[US] AWA x DAZED 'gente, pessoa, humano'
Sept 4, 2024 23:36:31 GMT
Post by luis on Sept 4, 2024 23:36:31 GMT
Quem sabe demais não sabe de nada, só do coraçao. É uma das frases que dá nome e define o quarto álbum de AWA, que chega ao mundo exatamente daqui a nove dias (13/09). Quando se deparou com o encerramento da produção do disco, AWA soube que conhecia seu coração de ponta a ponta. Finalmente se sentia pronto pra voltar e falar alto pro mundo o que seu coração tanto guardava durante um longo tempo. AWA com certeza contou isso no disco, mas também contou pra DAZED. São muitas perguntas que precisavam ser respondidas antes que o "quem sabe demais não sabe de nada" viesse ao mundo. E entre elas, a principal:
"Afinal, quem é AWA?"
AWA é mais uma estrela num céu cheio de constelação que já está satisfeita com o seu lugar. Algumas estrelas esperam a vida toda pra se constelar, e outras sabem brilhar sozinhas no seu próprio espaço. Eu sou assim. Sou uma pessoa confiante, autêntica, que abriu mão totalmente de limites porque não combina mais comigo. Eu sou elu, ele, ela, enfim, estrela. AWA é um termo indígena usando por diversos grupos que significa "gente", "pessoa" e "humano". Com certeza não é meu nome atoa.
"Seu novo álbum é inspirado em A Hora da Estrela, da Clarice Lispector. Qual a relação desse livro com você?"
Eu sinto que conheci essa história num momento chave na minha vida. Teve um momento no final do ano passado em que eu não tinha mais muita confiança em mim. Não me sentia realmente bom, sentia que meu talento tinha uma chance altíssima de ser sorte de principiante. Será que era tudo ruim mesmo e meus amigos não tinham coragem pra me falar? Bom, os que não gostavam com certeza tinham a coragem. As pessoas são bem diretas de vez em quando e embora não tenha nada que eu respeite mais que isso, montou uma incógnita na minha cabeça que nem todos os prêmios do mundo conseguiriam tirar. Eu precisava mesmo da minha aprovação, não a dos outros e eu garanto que isso é muito, mas muito mais difícil de conseguir.

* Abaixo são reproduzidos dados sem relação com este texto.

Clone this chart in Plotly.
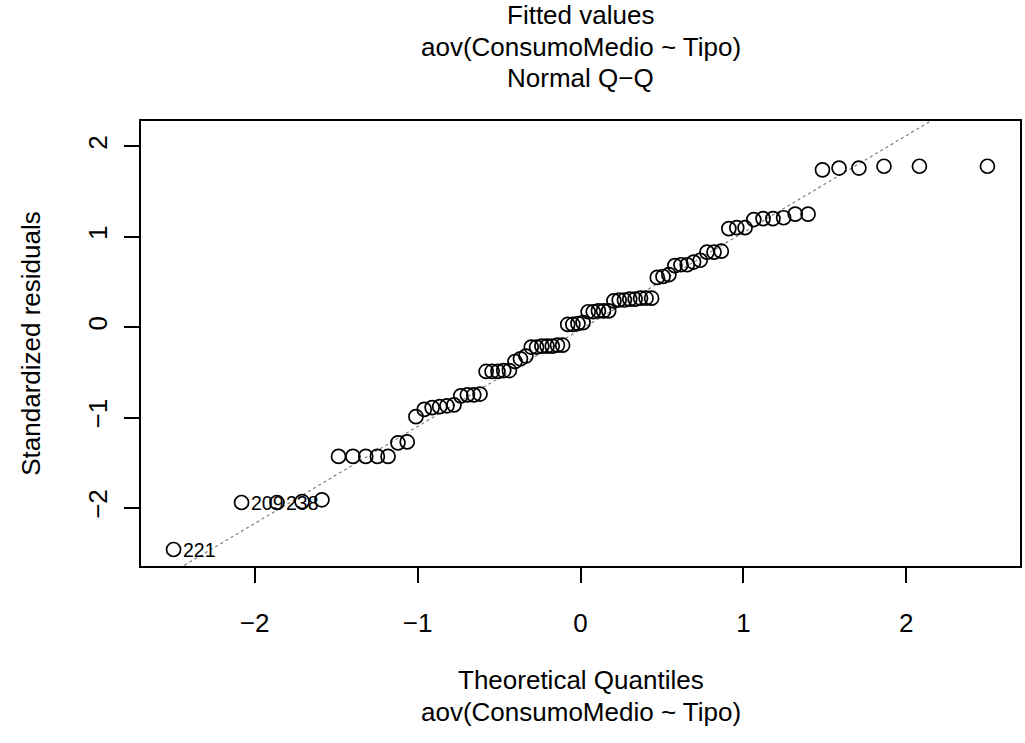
import numpy as np
import plotly.graph_objects as go
from statistics import NormalDist

# Sorted standardized residuals of aov(ConsumoMedio ~ Tipo)
std_resid = [
    -2.46, -1.94, -1.94, -1.93, -1.91,
    -1.43, -1.43, -1.43, -1.43, -1.43,
    -1.28, -1.27,
    -0.99,
    -0.91, -0.89, -0.88, -0.87, -0.86,
    -0.76, -0.75, -0.75, -0.74,
    -0.49, -0.49, -0.49, -0.48, -0.48,
    -0.38, -0.35, -0.32,
    -0.22, -0.22, -0.21, -0.21, -0.21, -0.20, -0.20,
    0.03, 0.03, 0.04, 0.05,
    0.17, 0.17, 0.18, 0.18, 0.18,
    0.29, 0.30, 0.30, 0.31, 0.31, 0.32, 0.32, 0.32,
    0.55, 0.56, 0.58,
    0.68, 0.69, 0.69, 0.72, 0.74,
    0.83, 0.83, 0.84,
    1.09, 1.10, 1.10,
    1.19, 1.20, 1.20, 1.21,
    1.25, 1.25,
    1.74, 1.76, 1.76, 1.78, 1.78, 1.78,
]
# Observations with the largest |residual| (rank in sorted order -> row name)
id_rank = [0, 1, 2]
id_names = ["221", "209", "238"]

tick_vals = [-2, -1, 0, 1, 2]
tick_text = ["\u22122", "\u22121", "0", "1", "2"]

title_lines = ["Fitted values", "aov(ConsumoMedio ~ Tipo)", "Normal Q\u2212Q"]
xlab_lines = ["Theoretical Quantiles", "aov(ConsumoMedio ~ Tipo)"]
ylab = "Standardized residuals"

FONT = "Liberation Sans, Arial, Helvetica, sans-serif"
FS = 26

y = np.array(std_resid)
n = len(y)
nd = NormalDist()
# ppoints(n) for n > 10
x = np.array([nd.inv_cdf((i - 0.5) / n) for i in range(1, n + 1)])

# qqline through the quartiles
yq = np.quantile(y, [0.25, 0.75])
xq = np.array([nd.inv_cdf(0.25), nd.inv_cdf(0.75)])
slope = (yq[1] - yq[0]) / (xq[1] - xq[0])
intercept = yq[0] - slope * xq[0]

# axis limits: data range padded by 4%, extra headroom on y for labels
xlim = [x.min(), x.max()]
ylim = [y.min(), y.max() + 0.075 * (y.max() - y.min())]
def pad(r):
    d = (r[1] - r[0]) * 0.04
    return [r[0] - d, r[1] + d]
xr = pad(xlim)
yr = pad(ylim)

fig = go.Figure()
line_x = np.array([xr[0] - 1, xr[1] + 1])
fig.add_trace(go.Scatter(
    x=line_x, y=intercept + slope * line_x, mode="lines",
    line=dict(color="#7f7f7f", width=1.2, dash="dot"),
    hoverinfo="skip", showlegend=False,
))
fig.add_trace(go.Scatter(
    x=x, y=y, mode="markers",
    marker=dict(symbol="circle-open", size=14, color="black",
                line=dict(color="black", width=1.7)),
    showlegend=False,
))

annotations = []
for r, name in zip(id_rank, id_names):
    annotations.append(dict(
        x=x[r], y=y[r], xref="x", yref="y", text=name, showarrow=False,
        xanchor="left", yanchor="middle", xshift=7,
        font=dict(family=FONT, size=FS * 0.75, color="black"),
    ))

L, R, T, B = 141, 3, 121, 177
W, H = 1025, 743
pw, ph = W - L - R, H - T - B
def py(p):
    return (H - B - p) / ph
def px(p):
    return (p - L) / pw

for txt, yp in zip(title_lines, [15, 47, 78]):
    annotations.append(dict(
        x=0.5, y=py(yp), xref="paper", yref="paper", text=txt,
        showarrow=False, xanchor="center", yanchor="middle",
        font=dict(family=FONT, size=FS, color="black"),
    ))
for txt, yp in zip(xlab_lines, [680, 712]):
    annotations.append(dict(
        x=0.5, y=py(yp), xref="paper", yref="paper", text=txt,
        showarrow=False, xanchor="center", yanchor="middle",
        font=dict(family=FONT, size=FS, color="black"),
    ))
annotations.append(dict(
    x=px(30), y=0.5, xref="paper", yref="paper", text=ylab,
    showarrow=False, xanchor="center", yanchor="middle", textangle=-90,
    font=dict(family=FONT, size=FS, color="black"),
))

axis_common = dict(
    showgrid=False, zeroline=False, showline=True, mirror=True,
    linecolor="black", linewidth=1.5, ticks="outside", ticklen=15,
    tickwidth=1.5, tickcolor="black",
    tickvals=tick_vals, ticktext=tick_text,
    tickfont=dict(family=FONT, size=FS, color="black"),
)

fig.update_layout(
    width=W, height=H,
    margin=dict(l=L, r=R, t=T, b=B),
    paper_bgcolor="white", plot_bgcolor="white",
    xaxis=dict(range=xr, ticklabelstandoff=18, **axis_common),
    yaxis=dict(range=yr, tickangle=-90, ticklabelstandoff=7, **axis_common),
    annotations=annotations,
    font=dict(family=FONT, size=FS, color="black"),
)

fig.write_html("out.html")
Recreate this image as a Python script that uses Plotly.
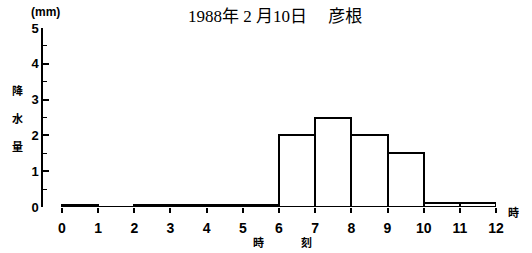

Quando conheci A Hora da Estrela, eu estava no mesmo lugar que a Macabéa, a protagonista da história. Sentia que a opinião das pessoas ao redor estava moldando demais o meu jeito de agir e de fazer arte. Tem um diálogo muito bonito do filme em que ela diz "Ah, eu não acho que sou muita gente. Eu ainda não tô acostumada. Será que eu sou mesmo eu?". E isso foi tudo que eu precisava ouvir pra começar meu processo de cura, que foi fazer esse álbum, e buscar o "eu" em mim de novo.
"Acha que seu álbum foi um processo de cura?"
Não acho, tenho certeza. Recuperei minha autoestima e minha artisticidade com esse álbum. Me permiti gritar, xingar, fazer coisas que eu nunca tinha feito durante esses quases 7 anos de carreira. Então quando eu falo que abri mão dos meus limites, foi literalmente em tudo. Não tem um limite sequer nessa minha era nova. Nem em mim, nem na minha arte. Eu gosto de falar que nós andamos juntos, na verdade. Meu álbuns com mais limites foram nas fases em que eu mais tinha também. Embora eu ame o "Marés" e tudo que ele trouxe pra mim, acho um álbum tão americanizado. Foi um limite dos grandes que eu quebrei e hoje eu não busco fazer um som de fácil absorção, mas um som que eu goste. E ponto final.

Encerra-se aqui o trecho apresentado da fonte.